What we would be lamenting if we were to bemoan the construction of Essex Street Crossing, the 1.65-million-square-foot mixed-use complex, renderings of which the city recently released, is essentially the loss of parking lots that the city has for decades tried to reimagine. The development, which will be erected over various sites near the intersection of Essex and Delancey Streets in Lower Manhattan, will include 1,000 units of housing (both rental apartments and condominiums), half of which will be made permanently affordable to those families with yearly household incomes ranging from $ 31,000 to $ 133,000. The project includes a site for Head Start programs, a community center run by the 100-year-old Grand Street Settlement, office space, retail space, a rooftop farm and a museum.
The prospect of glass towers inevitably (and too often rightly) breeds skepticism. In this case, the planned relocation of the 73-year-old, city-run Essex Street Market, from one side of Delancey Street to what will be a glitzier building on the other, has been the focus of a certain degree of emotion and worry.
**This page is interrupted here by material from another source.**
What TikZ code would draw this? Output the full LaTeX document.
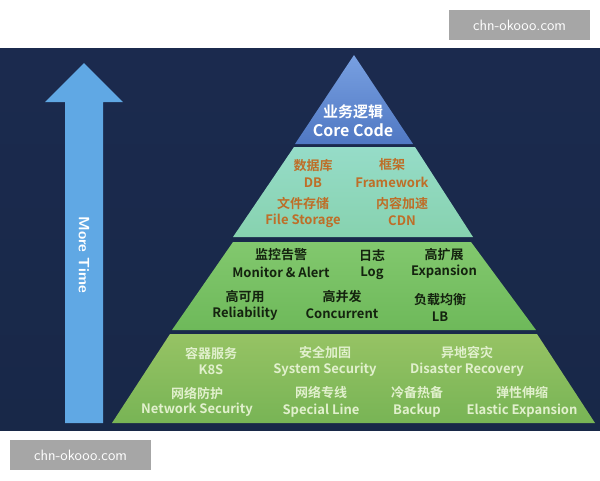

Last year, the community circulated a petition to keep the market in its current location. Ironically, it wasn’t so much the utilitarian-looking 1940 building that seemed to move detractors as what the market had come to symbolize in an era of gentrification.
The Essex Street Market, along with other municipally run food halls, was established by Mayor Fiorello H. La Guardia in 1940 to get rid of the pushcart culture he found so distasteful. For years preceding the current real estate boom, the market languished. In 2001, vendors occupied only 60 percent of the available space.
In the ’80s and ’90s, “it was very hard to get people inside,” said Ron Budinas, who with his husband and partner, Ira Stolzenberg, has operated Rainbo’s Fish in the market since the ’70s. “Things were dark and dreary; there were prostitutes outside,” he added. “It was horrendous.”
“People were too busy playing numbers,” he told me, and certain stalls simply seemed like fronts for heroin dealing.
In recent years, as the fortunes of the Lower East Side have changed, $ 22-a-pound cheese and smoked Scandinavian fish have come, and surprisingly, this turn of events has not been odious. The market’s bodegas and their unusual root vegetables have remained. Limes are still sold at six for a dollar.
More than any other shopping venue in the city, the market stands as a place where disparate demographics consume things together — where old Hispanic women from the housing projects, owners of $ 2 million lofts and artists in rent-controlled Ridge Street apartments coexist in a Jane Jacobs vision.
Is this utopian alchemy now doomed? In its new building, years away from completion, the market will double in size to approximately 30,000 square feet. The city has promised existing vendors, from whom it has sought suggestions, that rents will not exceed what they would be paying in the current location; that they will remain in continuous operation until the new structure is ready; that moving expenses will be taken care of; and that infrastructure will be vastly improved.
At the same time, plans for Essex Crossing include a supermarket, which could steer customers away and, as Mr. Budinas put it, “no one really believes that rents won’t go up.”
But if the city can actually do what it claims it is so passionately committed to doing and build on the social dynamic that has evolved at the Essex Street Market for the whole project rather than displace it, then in this instance development will finally mean what its proponents always say it does: progress, and progress of the kind that uses private financing to serve a greater good.
“You come here and it’s like Coney Island, like you’re going to join the circus,” Rhonda Kave, a chocolatier in the market and a slow convert to the new venture, told me. Quirkiness breeds affection and frustration in equal measure. “I’ll mourn this building,” she said, “even as I curse that the air-conditioning doesn’t work.”